The one-sentence summary

We all have creative potential that can be unleashed and there are many techniques that can help.

WHAT THE BOOK SAYS

  • This book is from the founders of Ideo, the innovation agency. It argues that we can all be creative, and offers a range of techniques for doing so.
  • The basic steps are:

Flip: moving from design thinking to creative confidence.

Dare: moving from fear to courage; being prepared to have a go.

Spark: think like a traveller, empathise with the end user, and make field observations to inform improvements.

Leap: from planning to action – do something. Don’t get stuck in the planning phase. Keep a bug list – things that annoy you and should be improved. Then work out how to fix them; bridge the knowing/doing gap.

Seek: from duty to passion. The looks good, feels bad trap keeps people doing things they don’t care about just for the money or security.

Team: work in creatively confident groups by keeping your sense of humour, minimizing hierarchy, building on the energy of others, trusting camaraderie, and deferring judgement – at least temporarily.

Move: have the confidence to go and get on with it.

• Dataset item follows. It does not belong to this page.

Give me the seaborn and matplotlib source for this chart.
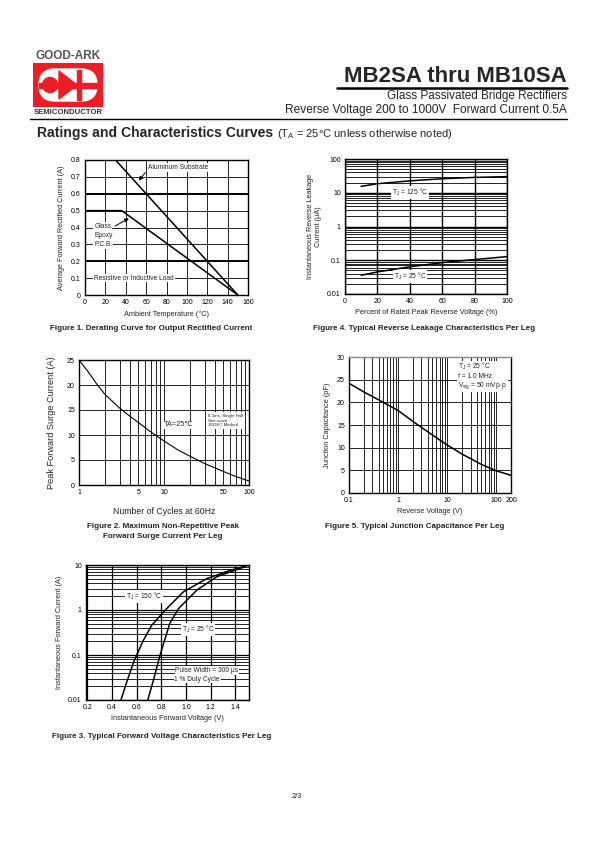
import numpy as np
import pandas as pd
import matplotlib
matplotlib.use("Agg")
import matplotlib.pyplot as plt
import seaborn as sns
from matplotlib.patches import Rectangle, FancyBboxPatch, Polygon, Circle

# Figure 1 - derating curve
f1_temp_al = [0, 30, 150]
f1_cur_al = [0.8, 0.8, 0.0]
f1_temp_gl = [0, 36, 150]
f1_cur_gl = [0.5, 0.5, 0.0]

# Figure 2 - surge current
f2_cycles = [1, 1.3, 1.6, 2, 3, 4, 5, 7, 10, 15, 20, 30, 50, 70, 100]
f2_amps = [25, 22.5, 20.3, 18.2, 15.4, 13.7, 12.5, 10.6, 8.8, 6.9, 5.8, 4.3, 2.7, 1.7, 0.8]

# Figure 3 - forward voltage
f3_v_150 = [0.473, 0.52, 0.576, 0.65, 0.72, 0.832, 0.98, 1.17, 1.35, 1.51]
f3_i_150 = [0.01, 0.025, 0.07, 0.2, 0.45, 1.0, 2.55, 5.0, 7.5, 10]
f3_v_25 = [0.69, 0.74, 0.79, 0.868, 0.94, 1.09, 1.25, 1.48]
f3_i_25 = [0.01, 0.03, 0.1, 0.5, 1.08, 2.8, 5.5, 9.2]

# Figure 4 - reverse leakage
f4_pct = [10, 20, 40, 60, 80, 100]
f4_i_125 = [15.5, 18.5, 22.5, 26, 28.5, 30]
f4_i_25 = [0.036, 0.045, 0.064, 0.085, 0.105, 0.128]

# Figure 5 - junction capacitance
f5_volt = [0.1, 0.2, 0.5, 1, 2, 5, 10, 20, 50, 100, 200]
f5_cap = [24.2, 22.3, 20.0, 18.2, 15.8, 12.8, 10.6, 8.6, 6.3, 4.9, 3.9]

sns.set_theme(style="white")
plt.rcParams['font.family'] = ['Liberation Sans', 'DejaVu Sans']
plt.rcParams['axes.linewidth'] = 1.0

W, H = 595, 842
fig = plt.figure(figsize=(W / 100, H / 100), dpi=100)


def rect(l, t, r, b):
    return [l / W, 1 - b / H, (r - l) / W, (b - t) / H]


def ftext(x, y, s, **kw):
    fig.text(x / W, 1 - y / H, s, **kw)


def style_ax(ax, fs=5):
    for sp in ax.spines.values():
        sp.set_color('black')
        sp.set_linewidth(1.0)
    ax.tick_params(which='both', length=0, labelsize=fs, colors='black', pad=3)
    ax.set_facecolor('white')


WB = dict(fc='white', ec='none', pad=0.6)
CAP = 5.8

# ---------------- header ----------------
ftext(68, 56, "GOOD-ARK", fontsize=8.5, fontweight='bold', color='#555555',
      ha='center', va='center')
lg = fig.add_axes(rect(33, 63, 103, 107))
lg.set_xlim(0, 70)
lg.set_ylim(44, 0)
lg.axis('off')
lg.add_patch(Rectangle((0, 0), 70, 44, color='#ee1c24'))
lg.add_patch(FancyBboxPatch((6, 6), 58, 32, boxstyle="round,pad=0,rounding_size=16",
                            color='white'))
lg.add_patch(Circle((17, 22), 7.5, color='#ee1c24'))
lg.add_patch(Rectangle((6, 19.5), 58, 5, color='#ee1c24'))
lg.add_patch(Polygon([[26, 8], [26, 36], [44, 22]], color='#ee1c24'))
lg.add_patch(Rectangle((44, 7), 3.5, 30, color='#ee1c24'))
ftext(68, 113, "SEMICONDUCTOR", fontsize=5.6, fontweight='bold', color='#333333',
      ha='center', va='center')

ftext(567, 76, "MB2SA thru MB10SA", fontsize=16, fontweight='bold', ha='right', va='center')
fig.add_artist(plt.Line2D([337 / W, 567 / W], [1 - 88 / H, 1 - 88 / H], color='black', lw=1.8))
ftext(567, 96, "Glass Passivated Bridge Rectifiers", fontsize=8.5, ha='right', va='center')
ftext(567, 110, "Reverse Voltage 200 to 1000V  Forward Current 0.5A", fontsize=8.6,
      ha='right', va='center')
fig.add_artist(plt.Line2D([30 / W, 567 / W], [1 - 118.5 / H, 1 - 118.5 / H], color='black', lw=1.0))
ftext(37, 133, "Ratings and Characteristics Curves", fontsize=10.1, fontweight='bold',
      va='center')
ftext(277, 134, r"(T$_\mathregular{A}$ = 25°C unless otherwise noted)", fontsize=8.0, va='center')

# ---------------- Figure 1 ----------------
ax1 = fig.add_axes(rect(85, 160, 248, 295))
d1 = pd.concat([
    pd.DataFrame({'t': f1_temp_al, 'i': f1_cur_al, 's': 'Aluminum Substrate'}),
    pd.DataFrame({'t': f1_temp_gl, 'i': f1_cur_gl, 's': 'Glass Epoxy'}),
])
sns.lineplot(data=d1, x='t', y='i', units='s', estimator=None, sort=False,
             color='black', lw=1.1, ax=ax1, legend=False)
ax1.set_xlim(0, 160)
ax1.set_ylim(0, 0.8)
ax1.set_xticks(np.arange(0, 161, 20))
ax1.set_yticks(np.arange(0, 0.81, 0.1))
ax1.set_yticklabels(['0', '0.1', '0.2', '0.3', '0.4', '0.5', '0.6', '0.7', '0.8'])
ax1.grid(True, color='black', lw=0.6)
for yv in (0.2, 0.6):
    ax1.axhline(yv, color='black', lw=1.4)
style_ax(ax1)
ax1.set_xlabel("Ambient Temperature (°C)", fontsize=5.3, labelpad=3)
ax1.set_ylabel("Average Forward Rectified Current (A)", fontsize=5.3, labelpad=4)
ax1.text(62, 0.755, "Aluminum Substrate", fontsize=4.8, va='center', bbox=WB)
ax1.annotate("", xy=(51, 0.665), xytext=(61, 0.738),
             arrowprops=dict(arrowstyle='-|>', color='black', lw=0.7, mutation_scale=6))
ax1.text(9, 0.407, "Glass", fontsize=4.8, va='center', bbox=WB)
ax1.text(9, 0.353, "Epoxy", fontsize=4.8, va='center', bbox=WB)
ax1.text(9, 0.300, "P.C.B.", fontsize=4.8, va='center', bbox=WB)
ax1.annotate("", xy=(45.5, 0.462), xytext=(27, 0.40),
             arrowprops=dict(arrowstyle='-|>', color='black', lw=0.7, mutation_scale=6))
ax1.text(9, 0.1, "Resistive or Inductive Load", fontsize=4.8, va='center', bbox=WB)
ftext(50, 328, "Figure 1. Derating Curve for Output Rectified Current", fontsize=CAP,
      fontweight='bold', va='center')

# ---------------- Figure 4 ----------------
ax4 = fig.add_axes(rect(345, 159, 507, 294))
d4 = pd.concat([
    pd.DataFrame({'p': f4_pct, 'i': f4_i_125, 's': '125'}),
    pd.DataFrame({'p': f4_pct, 'i': f4_i_25, 's': '25'}),
])
sns.lineplot(data=d4, x='p', y='i', units='s', estimator=None, sort=False,
             color='black', lw=1.1, ax=ax4, legend=False)
ax4.set_yscale('log')
ax4.set_xlim(0, 100)
ax4.set_ylim(0.01, 100)
ax4.set_xticks(np.arange(0, 101, 20))
ax4.set_yticks([0.01, 0.1, 1, 10, 100])
ax4.set_yticklabels(['0.01', '0.1', '1', '10', '100'])
ax4.yaxis.set_minor_locator(matplotlib.ticker.LogLocator(base=10, subs=np.arange(2, 10)))
ax4.yaxis.set_minor_formatter(matplotlib.ticker.NullFormatter())
ax4.grid(True, which='major', color='black', lw=1.0)
ax4.grid(True, which='minor', axis='y', color='black', lw=0.6)
style_ax(ax4)
ax4.set_xlabel("Percent of Rated Peak Reverse Voltage (%)", fontsize=5.3, labelpad=3)
ax4.set_ylabel("Instantaneous Reverse Leakage\nCurrent (μA)", fontsize=5.3, labelpad=4,
               linespacing=1.1)
ax4.text(40, 10.2, r"T$_\mathregular{J}$ = 125 °C", fontsize=4.8, ha='center', va='center', bbox=WB)
ax4.text(40, 0.033, r"T$_\mathregular{J}$ = 25 °C", fontsize=4.8, ha='center', va='center', bbox=WB)
ftext(313, 328, "Figure 4. Typical Reverse Leakage Characteristics Per Leg", fontsize=CAP,
      fontweight='bold', va='center')

# ---------------- Figure 2 ----------------
ax2 = fig.add_axes(rect(79, 360, 249, 485))
sns.lineplot(x=f2_cycles, y=f2_amps, color='black', lw=0.8, ax=ax2, sort=False)
ax2.set_xscale('log')
ax2.set_xlim(1, 100)
ax2.set_ylim(0, 25)
ax2.set_xticks([1, 5, 10, 50, 100])
ax2.set_xticklabels(['1', '5', '10', '50', '100'])
ax2.xaxis.set_minor_locator(matplotlib.ticker.LogLocator(base=10, subs=np.arange(2, 10)))
ax2.xaxis.set_minor_formatter(matplotlib.ticker.NullFormatter())
ax2.set_yticks(np.arange(0, 26, 5))
ax2.grid(True, which='both', color='black', lw=0.6)
style_ax(ax2)
ax2.set_xlabel("Number of Cycles at 60Hz", fontsize=6.3, labelpad=8)
ax2.set_ylabel("Peak Forward Surge Current (A)", fontsize=6.6, labelpad=8)
ax2.text(14.8, 12, "TA=25℃", fontsize=5.3, ha='center', va='center', bbox=WB)
ax2.text(33, 12.9, "8.3ms, Single Half\nSine-wave\nJEDEC Method", fontsize=3.2,
         va='center', linespacing=1.3, bbox=dict(fc='white', ec='none', pad=1))
ftext(163, 527, "Figure 2. Maximum Non-Repetitive Peak", fontsize=CAP,
      fontweight='bold', ha='center', va='center')
ftext(163, 537, "Forward Surge Current Per Leg", fontsize=CAP,
      fontweight='bold', ha='center', va='center')

# ---------------- Figure 5 ----------------
ax5 = fig.add_axes(rect(349, 357, 511, 493))
sns.lineplot(x=f5_volt, y=f5_cap, color='black', lw=1.1, ax=ax5, sort=False)
ax5.set_xscale('log')
ax5.set_xlim(0.1, 200)
ax5.set_ylim(0, 30)
ax5.set_xticks([0.1, 1, 10, 100, 200])
ax5.set_xticklabels(['0.1', '1', '10', '100', '200'])
ax5.xaxis.set_minor_locator(matplotlib.ticker.LogLocator(base=10, subs=np.arange(2, 10)))
ax5.xaxis.set_minor_formatter(matplotlib.ticker.NullFormatter())
ax5.set_yticks(np.arange(0, 31, 5))
ax5.grid(True, which='both', color='black', lw=0.6)
style_ax(ax5)
ax5.spines['top'].set_color('#888888')
ax5.set_xlabel("Reverse Voltage (V)", fontsize=5.3, labelpad=3)
ax5.set_ylabel("Junction Capacitance (pF)", fontsize=5.3, labelpad=4)
ax5.text(17, 25.8, "T$_\\mathregular{J}$ = 25 °C\nf = 1.0 MHz\nV$_\\mathregular{sig}$ = 50 mVp-p",
         fontsize=4.8, va='center', linespacing=1.1, bbox=dict(fc='white', ec='none', pad=0.8))
ftext(325, 527, "Figure 5. Typical Junction Capacitance Per Leg", fontsize=CAP,
      fontweight='bold', va='center')

# ---------------- Figure 3 ----------------
ax3 = fig.add_axes(rect(86, 565, 249, 700))
d3 = pd.concat([
    pd.DataFrame({'v': f3_v_150, 'i': f3_i_150, 's': '150'}),
    pd.DataFrame({'v': f3_v_25, 'i': f3_i_25, 's': '25'}),
])
sns.lineplot(data=d3, x='v', y='i', units='s', estimator=None, sort=False,
             color='black', lw=1.1, ax=ax3, legend=False)
ax3.set_yscale('log')
ax3.set_xlim(0.19, 1.51)
ax3.set_ylim(0.01, 10)
ax3.set_xticks([0.2, 0.4, 0.6, 0.8, 1.0, 1.2, 1.4])
ax3.set_xticklabels(['0.2', '0.4', '0.6', '0.8', '1.0', '1.2', '1.4'])
ax3.set_yticks([0.01, 0.1, 1, 10])
ax3.set_yticklabels(['0.01', '0.1', '1', '10'])
ax3.yaxis.set_minor_locator(matplotlib.ticker.LogLocator(base=10, subs=np.arange(2, 10)))
ax3.yaxis.set_minor_formatter(matplotlib.ticker.NullFormatter())
ax3.grid(True, which='major', color='black', lw=0.9)
ax3.grid(True, which='minor', axis='y', color='black', lw=0.6)
style_ax(ax3)
ax3.set_xlabel("Instantaneous Forward Voltage (V)", fontsize=5.3, labelpad=3)
ax3.set_ylabel("Instantaneous Forward Current (A)", fontsize=5.3, labelpad=4)
ax3.text(0.66, 2.0, r"T$_\mathregular{J}$ = 150 °C", fontsize=4.8, ha='center', va='center', bbox=WB)
ax3.text(1.1, 0.37, r"T$_\mathregular{J}$ = 25 °C", fontsize=4.8, ha='center', va='center', bbox=WB)
ax3.text(1.17, 0.045, "Pulse Width = 300 μs", fontsize=4.8, ha='center', va='center', bbox=WB)
ax3.text(1.09, 0.029, "1 % Duty Cycle", fontsize=4.8, ha='center', va='center', bbox=WB)
ftext(52, 737, "Figure 3. Typical Forward Voltage Characteristics Per Leg", fontsize=CAP,
      fontweight='bold', va='center')

ftext(297, 797, "2/3", fontsize=5.3, ha='center', va='center')

fig.savefig("out.png", dpi=100, facecolor='white')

  • There are usually three factors to balance in any innovation programme:

Business: is it viable?

Technical: is it feasible?

People: is it desirable?

WHAT’S GOOD ABOUT IT

  • There is no word in the Tibetan language for creativity or being creative – it merely translates as being natural, more like when we were young and not afraid to experiment.
  • People with self-efficacy set their sights higher, try harder and persevere longer (Carol Dweck’s ‘growth mindset’).
  • Design-driven innovation involves inspiration, synthesis, ideation and experimentation, and implementation.
  • Guided mastery is a series of small successes leading to much greater creative confidence. The counterpoint to this is an anti-portfolio – a failure resume from which lessons can be learned.
  • Many people carry a creativity scar – an incident from their youth where they were embarrassed when experimenting with something. This makes them scared to try new things as adults.
  • Add constraints to spur action: less time, budget, or fewer people or resources.
  • For easier buy-in by colleagues and bosses, recast changes as experiments.
  • “Everything in modern society is the result of a collection of decisions made by someone. Why shouldn’t that someone be you?”

WHAT YOU HAVE TO WATCH

  • Not much. It’s a comprehensive toolkit and call to arms for innovative thinking.